▶

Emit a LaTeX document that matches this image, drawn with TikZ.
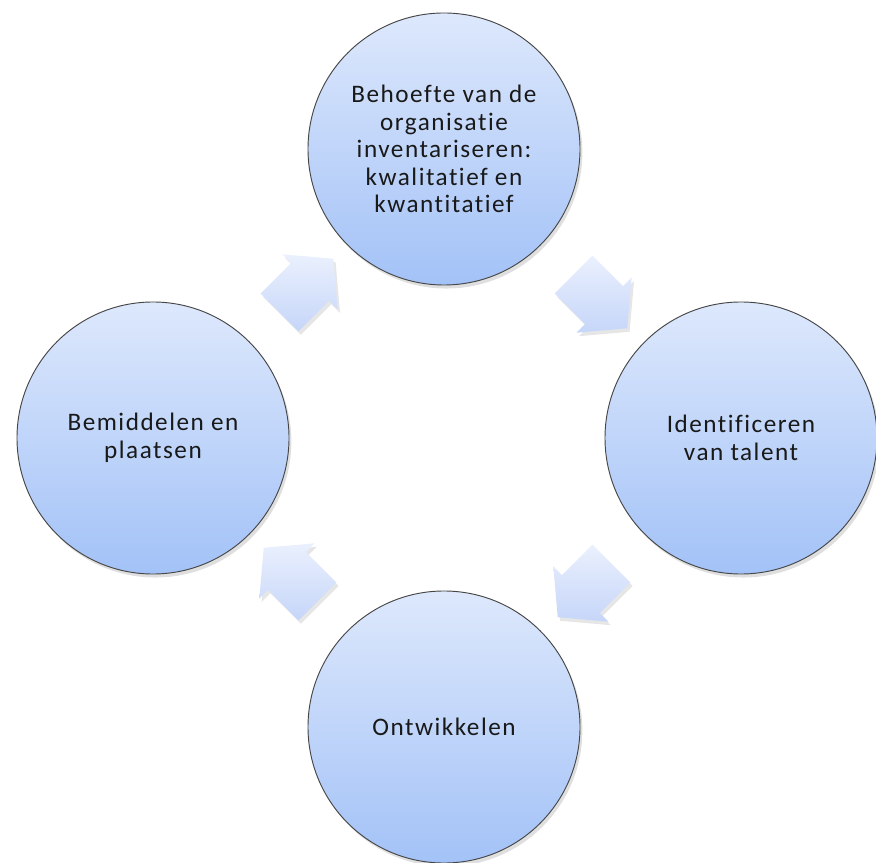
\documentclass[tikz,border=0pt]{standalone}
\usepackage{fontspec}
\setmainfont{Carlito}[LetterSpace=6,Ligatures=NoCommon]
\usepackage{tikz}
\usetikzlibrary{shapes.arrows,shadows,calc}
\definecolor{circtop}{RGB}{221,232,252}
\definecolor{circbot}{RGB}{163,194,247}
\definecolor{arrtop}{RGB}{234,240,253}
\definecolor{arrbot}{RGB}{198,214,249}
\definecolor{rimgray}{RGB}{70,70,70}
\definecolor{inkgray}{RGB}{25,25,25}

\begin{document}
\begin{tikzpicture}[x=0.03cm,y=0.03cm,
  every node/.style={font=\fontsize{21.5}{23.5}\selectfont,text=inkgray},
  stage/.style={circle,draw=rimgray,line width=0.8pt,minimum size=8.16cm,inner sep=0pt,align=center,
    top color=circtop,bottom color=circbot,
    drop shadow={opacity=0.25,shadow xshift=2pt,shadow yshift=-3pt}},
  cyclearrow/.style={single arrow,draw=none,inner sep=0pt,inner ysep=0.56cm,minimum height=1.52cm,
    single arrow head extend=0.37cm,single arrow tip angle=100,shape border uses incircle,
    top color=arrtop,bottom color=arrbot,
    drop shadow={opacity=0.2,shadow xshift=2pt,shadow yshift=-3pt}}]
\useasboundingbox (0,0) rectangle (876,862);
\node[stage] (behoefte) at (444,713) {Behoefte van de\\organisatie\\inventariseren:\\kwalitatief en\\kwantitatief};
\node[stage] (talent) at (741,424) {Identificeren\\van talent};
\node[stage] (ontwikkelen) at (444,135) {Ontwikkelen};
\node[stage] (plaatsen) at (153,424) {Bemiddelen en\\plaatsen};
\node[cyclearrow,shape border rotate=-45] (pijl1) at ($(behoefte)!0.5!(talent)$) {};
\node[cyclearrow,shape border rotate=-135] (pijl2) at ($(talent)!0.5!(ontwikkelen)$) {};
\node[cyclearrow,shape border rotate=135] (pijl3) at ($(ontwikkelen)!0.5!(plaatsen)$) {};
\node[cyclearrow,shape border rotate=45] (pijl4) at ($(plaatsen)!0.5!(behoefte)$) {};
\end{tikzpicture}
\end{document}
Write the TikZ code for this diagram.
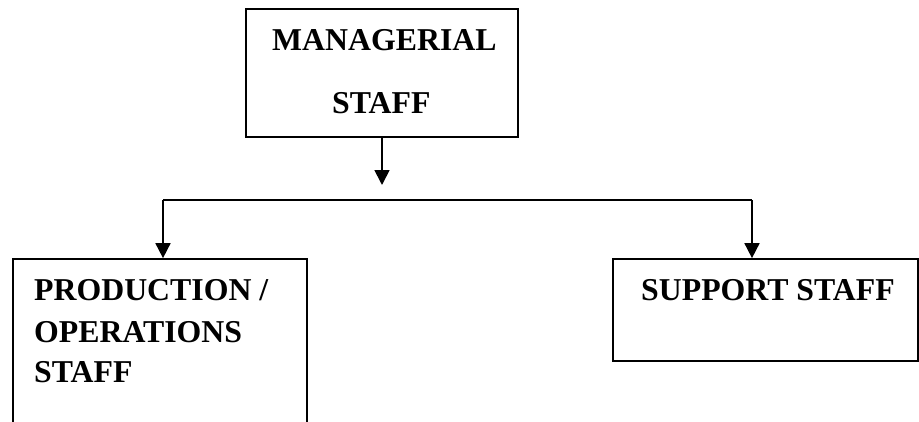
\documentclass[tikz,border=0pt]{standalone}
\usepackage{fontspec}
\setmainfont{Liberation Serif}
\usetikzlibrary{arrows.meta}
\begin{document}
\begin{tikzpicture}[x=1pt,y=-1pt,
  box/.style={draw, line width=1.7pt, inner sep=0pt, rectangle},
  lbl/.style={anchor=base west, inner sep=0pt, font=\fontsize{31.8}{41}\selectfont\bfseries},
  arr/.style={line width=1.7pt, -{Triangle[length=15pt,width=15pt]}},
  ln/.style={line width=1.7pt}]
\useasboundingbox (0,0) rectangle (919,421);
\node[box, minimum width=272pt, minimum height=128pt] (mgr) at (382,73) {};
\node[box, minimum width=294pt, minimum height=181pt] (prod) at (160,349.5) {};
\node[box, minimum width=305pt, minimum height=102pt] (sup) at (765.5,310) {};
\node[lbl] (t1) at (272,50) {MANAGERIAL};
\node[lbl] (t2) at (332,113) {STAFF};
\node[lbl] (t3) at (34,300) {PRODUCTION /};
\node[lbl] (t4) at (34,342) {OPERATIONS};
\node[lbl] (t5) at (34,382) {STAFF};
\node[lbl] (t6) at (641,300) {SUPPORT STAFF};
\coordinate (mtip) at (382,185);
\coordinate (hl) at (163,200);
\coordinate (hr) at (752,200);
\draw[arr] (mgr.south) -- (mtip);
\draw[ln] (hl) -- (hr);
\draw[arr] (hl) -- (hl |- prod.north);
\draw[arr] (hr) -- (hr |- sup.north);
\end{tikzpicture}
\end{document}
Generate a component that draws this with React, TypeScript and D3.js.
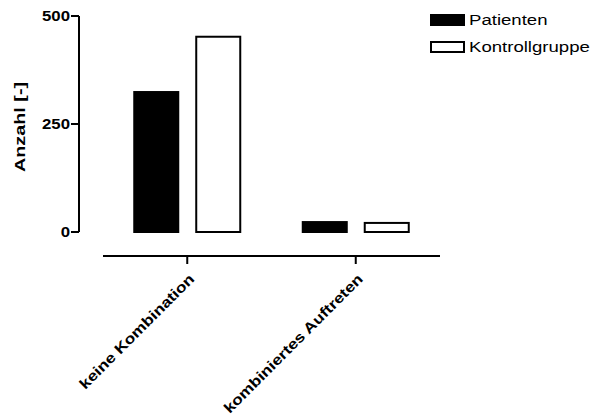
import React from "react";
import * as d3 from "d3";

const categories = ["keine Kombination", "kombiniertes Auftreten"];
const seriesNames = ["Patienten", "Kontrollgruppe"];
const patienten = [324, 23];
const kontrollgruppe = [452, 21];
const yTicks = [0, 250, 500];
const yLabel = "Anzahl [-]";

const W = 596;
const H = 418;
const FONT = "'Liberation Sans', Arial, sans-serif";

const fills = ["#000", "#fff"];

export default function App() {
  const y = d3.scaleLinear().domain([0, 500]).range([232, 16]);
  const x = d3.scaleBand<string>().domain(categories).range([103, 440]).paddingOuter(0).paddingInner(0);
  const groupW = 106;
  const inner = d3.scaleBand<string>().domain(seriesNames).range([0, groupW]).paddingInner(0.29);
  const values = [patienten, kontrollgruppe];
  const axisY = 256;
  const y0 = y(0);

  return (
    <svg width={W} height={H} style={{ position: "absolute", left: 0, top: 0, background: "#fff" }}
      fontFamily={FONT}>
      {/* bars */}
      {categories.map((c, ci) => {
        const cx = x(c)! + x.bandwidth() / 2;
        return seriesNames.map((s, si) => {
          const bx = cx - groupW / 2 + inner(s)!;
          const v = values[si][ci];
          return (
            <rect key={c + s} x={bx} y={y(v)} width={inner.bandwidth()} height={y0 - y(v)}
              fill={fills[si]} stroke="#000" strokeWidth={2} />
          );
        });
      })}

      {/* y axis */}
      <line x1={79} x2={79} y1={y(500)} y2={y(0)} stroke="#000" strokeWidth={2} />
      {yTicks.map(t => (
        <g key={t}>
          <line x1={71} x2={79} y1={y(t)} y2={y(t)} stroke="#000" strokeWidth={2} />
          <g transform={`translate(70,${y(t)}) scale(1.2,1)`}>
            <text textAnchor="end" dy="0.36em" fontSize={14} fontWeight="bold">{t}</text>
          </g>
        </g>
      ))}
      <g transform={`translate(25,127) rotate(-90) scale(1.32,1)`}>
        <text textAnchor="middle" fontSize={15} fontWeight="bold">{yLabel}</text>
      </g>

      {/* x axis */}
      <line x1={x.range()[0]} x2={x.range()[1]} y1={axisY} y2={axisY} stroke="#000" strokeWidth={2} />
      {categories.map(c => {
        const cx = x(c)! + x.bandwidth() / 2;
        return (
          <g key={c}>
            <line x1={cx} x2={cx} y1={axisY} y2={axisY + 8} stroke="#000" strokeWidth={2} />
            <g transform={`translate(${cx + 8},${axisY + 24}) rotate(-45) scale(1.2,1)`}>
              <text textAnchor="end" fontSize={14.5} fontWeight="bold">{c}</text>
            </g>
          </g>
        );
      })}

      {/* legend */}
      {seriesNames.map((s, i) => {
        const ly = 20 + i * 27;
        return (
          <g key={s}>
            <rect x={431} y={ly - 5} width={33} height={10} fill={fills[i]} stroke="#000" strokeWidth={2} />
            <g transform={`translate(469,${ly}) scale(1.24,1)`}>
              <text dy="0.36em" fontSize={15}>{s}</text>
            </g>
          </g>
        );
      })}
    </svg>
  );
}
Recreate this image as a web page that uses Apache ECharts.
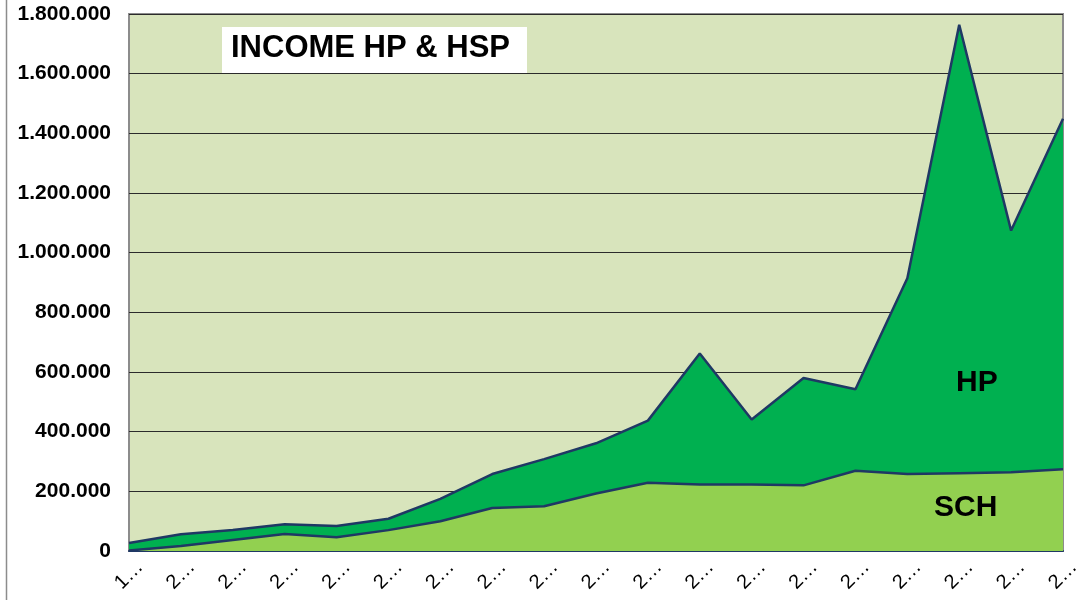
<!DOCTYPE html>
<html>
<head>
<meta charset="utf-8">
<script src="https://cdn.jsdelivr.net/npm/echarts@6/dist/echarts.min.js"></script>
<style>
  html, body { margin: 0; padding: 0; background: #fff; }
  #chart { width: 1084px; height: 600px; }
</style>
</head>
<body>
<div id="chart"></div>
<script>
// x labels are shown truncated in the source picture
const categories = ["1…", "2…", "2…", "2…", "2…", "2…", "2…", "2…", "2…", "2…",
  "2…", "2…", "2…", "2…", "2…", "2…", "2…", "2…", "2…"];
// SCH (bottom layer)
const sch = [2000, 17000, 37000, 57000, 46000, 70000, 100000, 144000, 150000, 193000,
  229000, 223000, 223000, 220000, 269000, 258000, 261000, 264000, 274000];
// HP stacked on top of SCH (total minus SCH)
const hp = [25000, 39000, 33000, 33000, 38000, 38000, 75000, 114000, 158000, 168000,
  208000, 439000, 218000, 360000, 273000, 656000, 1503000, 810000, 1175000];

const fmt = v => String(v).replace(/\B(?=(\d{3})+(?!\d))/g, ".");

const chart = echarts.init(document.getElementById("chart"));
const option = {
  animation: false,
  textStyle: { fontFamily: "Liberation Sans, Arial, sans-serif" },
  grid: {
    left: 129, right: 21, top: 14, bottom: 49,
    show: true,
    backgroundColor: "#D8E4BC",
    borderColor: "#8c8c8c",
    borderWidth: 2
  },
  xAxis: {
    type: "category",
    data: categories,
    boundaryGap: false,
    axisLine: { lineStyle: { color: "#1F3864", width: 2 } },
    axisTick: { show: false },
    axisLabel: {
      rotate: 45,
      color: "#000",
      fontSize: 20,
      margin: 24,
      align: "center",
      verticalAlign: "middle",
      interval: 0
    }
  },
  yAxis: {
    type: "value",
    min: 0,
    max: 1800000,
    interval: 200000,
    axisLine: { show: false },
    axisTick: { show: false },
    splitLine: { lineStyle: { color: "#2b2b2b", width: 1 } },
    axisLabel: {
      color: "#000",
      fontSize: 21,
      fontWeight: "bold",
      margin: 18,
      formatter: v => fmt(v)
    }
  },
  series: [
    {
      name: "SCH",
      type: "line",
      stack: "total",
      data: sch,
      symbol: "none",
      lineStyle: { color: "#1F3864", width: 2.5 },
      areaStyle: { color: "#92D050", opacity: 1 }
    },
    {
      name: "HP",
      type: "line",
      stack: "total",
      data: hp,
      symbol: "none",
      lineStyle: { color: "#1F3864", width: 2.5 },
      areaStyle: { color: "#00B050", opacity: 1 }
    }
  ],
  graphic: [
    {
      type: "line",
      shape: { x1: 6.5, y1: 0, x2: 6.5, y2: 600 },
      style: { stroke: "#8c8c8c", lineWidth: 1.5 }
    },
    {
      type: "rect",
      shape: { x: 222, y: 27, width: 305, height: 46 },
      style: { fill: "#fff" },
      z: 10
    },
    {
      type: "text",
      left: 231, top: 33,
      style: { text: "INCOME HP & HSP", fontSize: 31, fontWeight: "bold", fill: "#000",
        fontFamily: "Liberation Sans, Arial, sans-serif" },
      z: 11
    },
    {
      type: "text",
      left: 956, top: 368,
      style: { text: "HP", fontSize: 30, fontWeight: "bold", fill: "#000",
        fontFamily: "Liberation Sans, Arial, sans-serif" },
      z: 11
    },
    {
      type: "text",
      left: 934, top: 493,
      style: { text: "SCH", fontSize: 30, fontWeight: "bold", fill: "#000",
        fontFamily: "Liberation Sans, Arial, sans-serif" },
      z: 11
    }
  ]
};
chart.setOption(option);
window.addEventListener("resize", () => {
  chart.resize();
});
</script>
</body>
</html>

◀

WORK TO DO
From the entries above, pull out each line that includes "React".

WORKED SOLUTION
Generate a component that draws this with React, TypeScript and D3.js.
import React from "react";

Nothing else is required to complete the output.